▸ ITEMS:
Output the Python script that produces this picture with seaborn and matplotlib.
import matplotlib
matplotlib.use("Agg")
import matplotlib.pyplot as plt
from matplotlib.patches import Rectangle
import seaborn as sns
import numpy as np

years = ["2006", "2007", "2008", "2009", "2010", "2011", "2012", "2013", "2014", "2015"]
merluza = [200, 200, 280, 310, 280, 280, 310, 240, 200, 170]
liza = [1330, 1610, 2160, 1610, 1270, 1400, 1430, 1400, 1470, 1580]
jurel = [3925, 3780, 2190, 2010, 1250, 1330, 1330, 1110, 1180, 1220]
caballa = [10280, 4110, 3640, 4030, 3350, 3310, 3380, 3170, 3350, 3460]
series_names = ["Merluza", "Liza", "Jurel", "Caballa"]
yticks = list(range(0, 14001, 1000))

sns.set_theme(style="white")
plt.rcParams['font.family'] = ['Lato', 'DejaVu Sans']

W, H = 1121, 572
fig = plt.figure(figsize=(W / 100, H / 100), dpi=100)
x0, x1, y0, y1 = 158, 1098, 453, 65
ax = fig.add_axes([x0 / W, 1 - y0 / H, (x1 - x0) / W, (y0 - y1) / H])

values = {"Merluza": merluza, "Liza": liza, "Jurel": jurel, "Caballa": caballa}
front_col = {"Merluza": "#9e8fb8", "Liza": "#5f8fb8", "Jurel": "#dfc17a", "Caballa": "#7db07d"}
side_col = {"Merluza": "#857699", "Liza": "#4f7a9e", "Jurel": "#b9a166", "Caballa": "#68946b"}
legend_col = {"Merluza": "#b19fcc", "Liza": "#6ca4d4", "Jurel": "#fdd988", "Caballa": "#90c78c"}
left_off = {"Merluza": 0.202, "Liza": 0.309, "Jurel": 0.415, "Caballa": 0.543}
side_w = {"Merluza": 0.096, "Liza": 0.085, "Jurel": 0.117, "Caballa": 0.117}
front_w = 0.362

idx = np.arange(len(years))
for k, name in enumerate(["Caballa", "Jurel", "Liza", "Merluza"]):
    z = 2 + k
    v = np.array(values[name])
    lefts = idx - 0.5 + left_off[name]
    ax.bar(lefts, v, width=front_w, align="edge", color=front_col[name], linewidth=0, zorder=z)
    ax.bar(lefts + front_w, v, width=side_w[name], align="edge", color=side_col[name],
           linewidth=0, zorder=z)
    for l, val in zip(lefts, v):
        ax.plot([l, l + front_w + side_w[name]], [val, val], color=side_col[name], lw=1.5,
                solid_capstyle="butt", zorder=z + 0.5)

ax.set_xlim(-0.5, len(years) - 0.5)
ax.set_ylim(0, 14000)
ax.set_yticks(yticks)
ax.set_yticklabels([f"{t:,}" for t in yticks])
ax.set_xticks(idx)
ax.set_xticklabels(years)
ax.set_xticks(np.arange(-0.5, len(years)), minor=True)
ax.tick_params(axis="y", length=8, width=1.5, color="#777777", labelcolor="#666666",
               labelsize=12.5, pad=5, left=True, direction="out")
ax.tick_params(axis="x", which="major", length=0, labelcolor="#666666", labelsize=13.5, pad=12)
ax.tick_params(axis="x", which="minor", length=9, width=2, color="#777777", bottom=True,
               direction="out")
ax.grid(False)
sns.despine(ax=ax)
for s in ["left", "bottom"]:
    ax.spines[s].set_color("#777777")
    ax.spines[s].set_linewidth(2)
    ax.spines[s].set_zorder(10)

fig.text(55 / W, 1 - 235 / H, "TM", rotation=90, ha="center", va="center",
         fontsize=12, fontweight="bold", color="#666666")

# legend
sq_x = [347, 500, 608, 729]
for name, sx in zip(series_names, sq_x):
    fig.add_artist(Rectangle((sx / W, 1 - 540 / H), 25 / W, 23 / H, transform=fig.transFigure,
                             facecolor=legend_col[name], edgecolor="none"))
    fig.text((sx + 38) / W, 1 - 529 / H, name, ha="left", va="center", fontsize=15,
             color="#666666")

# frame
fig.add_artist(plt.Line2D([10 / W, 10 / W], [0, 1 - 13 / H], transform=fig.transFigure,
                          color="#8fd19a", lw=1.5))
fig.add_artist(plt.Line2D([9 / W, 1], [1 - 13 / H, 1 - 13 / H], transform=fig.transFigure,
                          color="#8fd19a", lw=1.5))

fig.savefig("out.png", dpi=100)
...
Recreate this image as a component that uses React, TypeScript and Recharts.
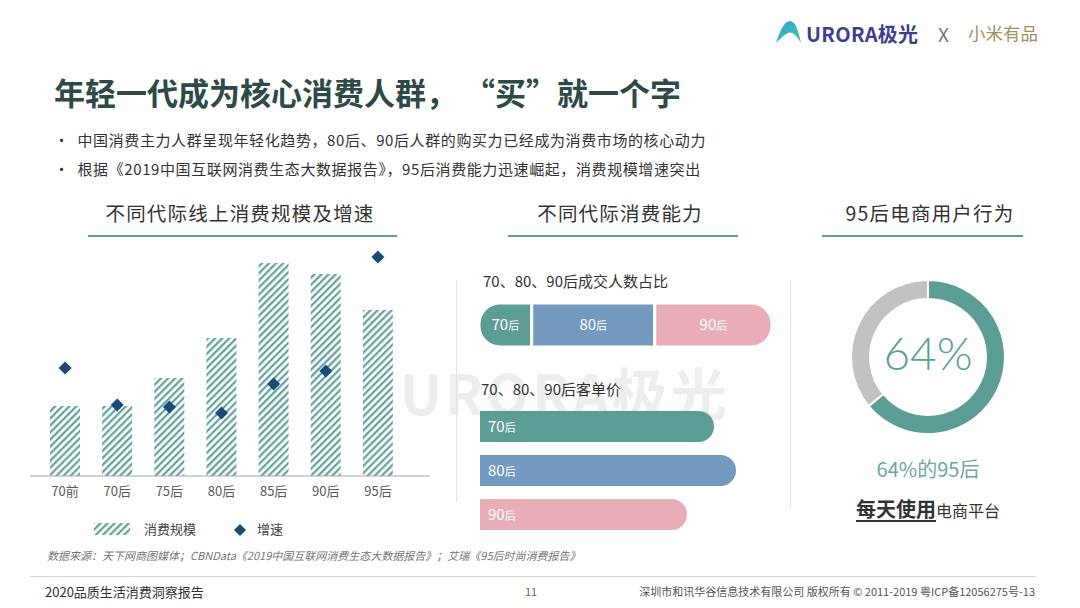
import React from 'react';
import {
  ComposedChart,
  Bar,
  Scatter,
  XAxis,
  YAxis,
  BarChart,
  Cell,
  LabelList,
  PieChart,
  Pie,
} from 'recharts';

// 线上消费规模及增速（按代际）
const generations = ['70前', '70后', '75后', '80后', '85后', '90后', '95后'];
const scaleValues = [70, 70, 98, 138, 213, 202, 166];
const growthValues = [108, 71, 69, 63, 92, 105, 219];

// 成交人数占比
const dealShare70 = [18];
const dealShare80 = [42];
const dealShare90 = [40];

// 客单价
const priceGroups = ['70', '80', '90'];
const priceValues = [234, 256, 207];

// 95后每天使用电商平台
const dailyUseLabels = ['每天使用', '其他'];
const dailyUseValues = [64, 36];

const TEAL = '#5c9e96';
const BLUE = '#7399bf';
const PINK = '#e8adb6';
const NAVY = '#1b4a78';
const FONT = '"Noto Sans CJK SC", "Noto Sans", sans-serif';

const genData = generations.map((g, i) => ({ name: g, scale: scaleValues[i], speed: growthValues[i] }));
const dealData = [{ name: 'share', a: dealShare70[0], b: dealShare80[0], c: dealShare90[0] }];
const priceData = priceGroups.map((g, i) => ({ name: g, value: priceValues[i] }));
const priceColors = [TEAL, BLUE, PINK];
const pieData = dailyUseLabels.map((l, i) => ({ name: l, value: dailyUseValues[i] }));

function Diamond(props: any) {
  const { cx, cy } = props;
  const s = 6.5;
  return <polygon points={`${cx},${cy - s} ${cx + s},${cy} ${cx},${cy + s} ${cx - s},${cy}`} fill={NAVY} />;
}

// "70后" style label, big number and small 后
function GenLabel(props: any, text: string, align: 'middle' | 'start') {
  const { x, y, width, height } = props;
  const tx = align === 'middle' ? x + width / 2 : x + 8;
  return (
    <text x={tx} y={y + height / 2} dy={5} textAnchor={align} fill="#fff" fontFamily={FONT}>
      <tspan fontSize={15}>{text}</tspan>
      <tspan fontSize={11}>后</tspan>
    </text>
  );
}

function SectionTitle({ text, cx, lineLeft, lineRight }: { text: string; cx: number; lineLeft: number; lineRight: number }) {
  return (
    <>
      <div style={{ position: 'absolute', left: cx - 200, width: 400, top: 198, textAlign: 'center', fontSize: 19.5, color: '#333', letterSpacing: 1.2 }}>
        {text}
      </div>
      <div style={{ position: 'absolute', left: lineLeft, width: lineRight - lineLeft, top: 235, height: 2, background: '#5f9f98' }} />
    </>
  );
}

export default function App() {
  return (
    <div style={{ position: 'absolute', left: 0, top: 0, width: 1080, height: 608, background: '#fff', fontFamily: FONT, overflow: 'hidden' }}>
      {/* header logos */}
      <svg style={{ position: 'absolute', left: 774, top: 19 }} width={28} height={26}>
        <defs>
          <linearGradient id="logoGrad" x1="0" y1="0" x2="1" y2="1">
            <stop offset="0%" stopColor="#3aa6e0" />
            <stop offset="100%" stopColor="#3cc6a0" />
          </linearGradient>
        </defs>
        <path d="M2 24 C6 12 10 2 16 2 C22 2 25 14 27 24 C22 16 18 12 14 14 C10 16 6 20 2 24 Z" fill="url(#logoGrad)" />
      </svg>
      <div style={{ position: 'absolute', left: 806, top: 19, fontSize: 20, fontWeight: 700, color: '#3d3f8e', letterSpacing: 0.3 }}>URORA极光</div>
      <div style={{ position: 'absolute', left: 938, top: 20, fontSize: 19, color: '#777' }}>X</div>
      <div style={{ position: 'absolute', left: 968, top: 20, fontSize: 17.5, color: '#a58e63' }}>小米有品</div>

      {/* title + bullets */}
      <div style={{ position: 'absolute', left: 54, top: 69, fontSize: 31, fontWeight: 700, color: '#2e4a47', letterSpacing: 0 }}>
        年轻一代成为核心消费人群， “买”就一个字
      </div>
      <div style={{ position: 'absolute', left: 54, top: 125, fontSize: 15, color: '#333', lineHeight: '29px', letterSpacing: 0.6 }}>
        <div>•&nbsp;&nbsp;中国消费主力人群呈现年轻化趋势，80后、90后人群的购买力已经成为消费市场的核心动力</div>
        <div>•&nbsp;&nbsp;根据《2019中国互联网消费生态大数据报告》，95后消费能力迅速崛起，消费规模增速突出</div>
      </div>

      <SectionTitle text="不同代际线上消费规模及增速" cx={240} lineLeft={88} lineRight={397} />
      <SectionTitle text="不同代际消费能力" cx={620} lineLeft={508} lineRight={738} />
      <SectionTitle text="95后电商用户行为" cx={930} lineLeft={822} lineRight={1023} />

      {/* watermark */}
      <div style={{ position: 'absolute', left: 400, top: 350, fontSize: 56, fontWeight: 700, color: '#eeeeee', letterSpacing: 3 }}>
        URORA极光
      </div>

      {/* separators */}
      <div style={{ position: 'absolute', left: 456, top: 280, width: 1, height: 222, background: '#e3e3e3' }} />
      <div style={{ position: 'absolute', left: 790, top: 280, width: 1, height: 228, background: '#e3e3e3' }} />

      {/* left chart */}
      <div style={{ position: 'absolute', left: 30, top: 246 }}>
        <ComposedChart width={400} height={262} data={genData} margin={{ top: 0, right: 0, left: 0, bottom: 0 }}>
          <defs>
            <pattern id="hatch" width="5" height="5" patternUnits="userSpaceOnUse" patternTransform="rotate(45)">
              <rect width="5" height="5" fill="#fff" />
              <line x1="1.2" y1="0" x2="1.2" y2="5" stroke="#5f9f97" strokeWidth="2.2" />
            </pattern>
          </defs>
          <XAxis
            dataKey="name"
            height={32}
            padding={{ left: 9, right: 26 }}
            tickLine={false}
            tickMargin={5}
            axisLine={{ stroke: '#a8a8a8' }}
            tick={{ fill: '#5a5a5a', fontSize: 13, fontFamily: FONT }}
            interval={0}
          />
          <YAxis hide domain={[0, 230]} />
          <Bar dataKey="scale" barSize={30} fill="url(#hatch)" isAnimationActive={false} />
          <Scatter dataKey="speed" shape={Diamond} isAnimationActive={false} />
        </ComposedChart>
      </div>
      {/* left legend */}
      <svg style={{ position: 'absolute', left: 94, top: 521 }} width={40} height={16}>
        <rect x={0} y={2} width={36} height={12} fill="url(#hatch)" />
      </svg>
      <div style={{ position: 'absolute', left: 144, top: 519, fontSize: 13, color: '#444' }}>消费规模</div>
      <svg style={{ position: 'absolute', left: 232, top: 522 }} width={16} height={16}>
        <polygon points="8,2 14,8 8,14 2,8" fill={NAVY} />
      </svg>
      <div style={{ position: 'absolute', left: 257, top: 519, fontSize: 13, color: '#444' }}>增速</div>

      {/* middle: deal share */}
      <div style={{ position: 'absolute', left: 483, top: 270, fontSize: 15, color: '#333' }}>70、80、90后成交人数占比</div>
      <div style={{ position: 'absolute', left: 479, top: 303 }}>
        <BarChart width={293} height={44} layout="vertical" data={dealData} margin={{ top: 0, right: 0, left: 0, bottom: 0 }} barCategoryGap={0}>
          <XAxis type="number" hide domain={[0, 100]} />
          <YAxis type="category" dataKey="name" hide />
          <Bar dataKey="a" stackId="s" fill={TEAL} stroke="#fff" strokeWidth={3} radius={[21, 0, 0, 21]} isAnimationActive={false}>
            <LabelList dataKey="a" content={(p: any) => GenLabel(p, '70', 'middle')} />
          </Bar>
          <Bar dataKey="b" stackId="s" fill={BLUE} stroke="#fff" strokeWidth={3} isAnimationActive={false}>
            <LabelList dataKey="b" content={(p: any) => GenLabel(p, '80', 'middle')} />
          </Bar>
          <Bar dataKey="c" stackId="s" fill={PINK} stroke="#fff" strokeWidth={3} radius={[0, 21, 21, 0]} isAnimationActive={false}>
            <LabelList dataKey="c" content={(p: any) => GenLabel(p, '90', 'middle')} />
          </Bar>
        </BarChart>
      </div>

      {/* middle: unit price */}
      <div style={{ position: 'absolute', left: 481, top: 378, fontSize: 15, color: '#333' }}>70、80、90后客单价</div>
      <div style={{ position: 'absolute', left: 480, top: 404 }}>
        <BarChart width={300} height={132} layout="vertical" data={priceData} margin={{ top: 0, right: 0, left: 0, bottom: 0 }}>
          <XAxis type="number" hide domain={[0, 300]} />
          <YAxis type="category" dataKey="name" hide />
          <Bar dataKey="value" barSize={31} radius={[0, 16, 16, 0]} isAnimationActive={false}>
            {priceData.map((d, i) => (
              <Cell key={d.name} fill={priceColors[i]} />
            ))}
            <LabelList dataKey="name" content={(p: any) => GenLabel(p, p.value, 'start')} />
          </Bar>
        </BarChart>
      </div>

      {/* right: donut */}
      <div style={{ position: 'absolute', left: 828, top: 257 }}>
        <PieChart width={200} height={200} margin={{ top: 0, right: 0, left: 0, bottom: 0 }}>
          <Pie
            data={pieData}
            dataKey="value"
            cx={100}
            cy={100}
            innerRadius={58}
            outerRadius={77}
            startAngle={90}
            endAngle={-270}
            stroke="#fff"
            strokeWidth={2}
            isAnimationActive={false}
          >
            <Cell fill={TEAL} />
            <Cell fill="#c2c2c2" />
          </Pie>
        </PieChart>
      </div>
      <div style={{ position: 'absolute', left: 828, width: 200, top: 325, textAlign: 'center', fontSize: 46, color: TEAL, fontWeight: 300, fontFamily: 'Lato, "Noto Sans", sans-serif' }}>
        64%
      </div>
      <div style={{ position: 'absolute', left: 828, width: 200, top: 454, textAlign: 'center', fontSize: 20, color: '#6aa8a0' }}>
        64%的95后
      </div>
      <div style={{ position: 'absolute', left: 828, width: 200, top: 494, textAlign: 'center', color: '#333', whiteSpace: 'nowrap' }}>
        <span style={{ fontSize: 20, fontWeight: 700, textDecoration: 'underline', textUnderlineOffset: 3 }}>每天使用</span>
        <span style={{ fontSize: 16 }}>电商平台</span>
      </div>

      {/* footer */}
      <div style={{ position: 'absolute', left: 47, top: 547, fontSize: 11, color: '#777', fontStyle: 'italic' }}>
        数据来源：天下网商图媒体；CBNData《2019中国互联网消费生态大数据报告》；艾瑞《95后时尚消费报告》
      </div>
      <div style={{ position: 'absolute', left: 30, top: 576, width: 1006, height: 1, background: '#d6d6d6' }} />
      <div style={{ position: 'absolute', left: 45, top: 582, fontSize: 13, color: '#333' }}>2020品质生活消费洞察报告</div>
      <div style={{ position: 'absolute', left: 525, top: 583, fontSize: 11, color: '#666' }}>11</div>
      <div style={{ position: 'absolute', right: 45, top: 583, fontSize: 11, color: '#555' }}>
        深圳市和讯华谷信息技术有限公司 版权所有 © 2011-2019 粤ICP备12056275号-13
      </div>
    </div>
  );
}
...
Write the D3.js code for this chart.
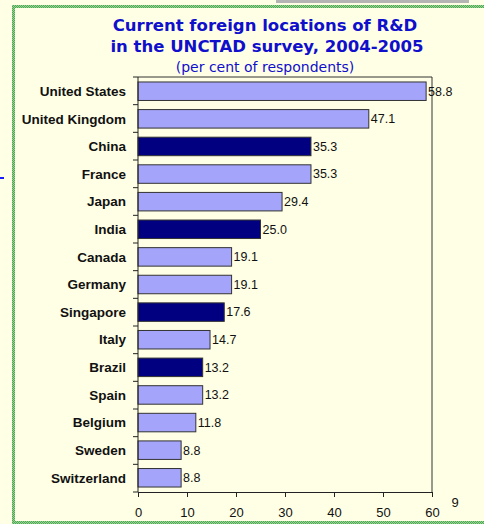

▸ WHAT YOU ARE ASKED TO DO:
The lines above from the one containing "Output the Python" through the one containing "ax = fig.add_axes([x0" are to be set down exactly, and no others.

▸ IN RESPONSE:
Output the Python script that produces this picture with seaborn and matplotlib.
import matplotlib
matplotlib.use("Agg")
import matplotlib.pyplot as plt
from matplotlib.patches import Rectangle
import seaborn as sns
import numpy as np

years = ["2006", "2007", "2008", "2009", "2010", "2011", "2012", "2013", "2014", "2015"]
merluza = [200, 200, 280, 310, 280, 280, 310, 240, 200, 170]
liza = [1330, 1610, 2160, 1610, 1270, 1400, 1430, 1400, 1470, 1580]
jurel = [3925, 3780, 2190, 2010, 1250, 1330, 1330, 1110, 1180, 1220]
caballa = [10280, 4110, 3640, 4030, 3350, 3310, 3380, 3170, 3350, 3460]
series_names = ["Merluza", "Liza", "Jurel", "Caballa"]
yticks = list(range(0, 14001, 1000))

sns.set_theme(style="white")
plt.rcParams['font.family'] = ['Lato', 'DejaVu Sans']

W, H = 1121, 572
fig = plt.figure(figsize=(W / 100, H / 100), dpi=100)
x0, x1, y0, y1 = 158, 1098, 453, 65
ax = fig.add_axes([x0 / W, 1 - y0 / H, (x1 - x0) / W, (y0 - y1) / H])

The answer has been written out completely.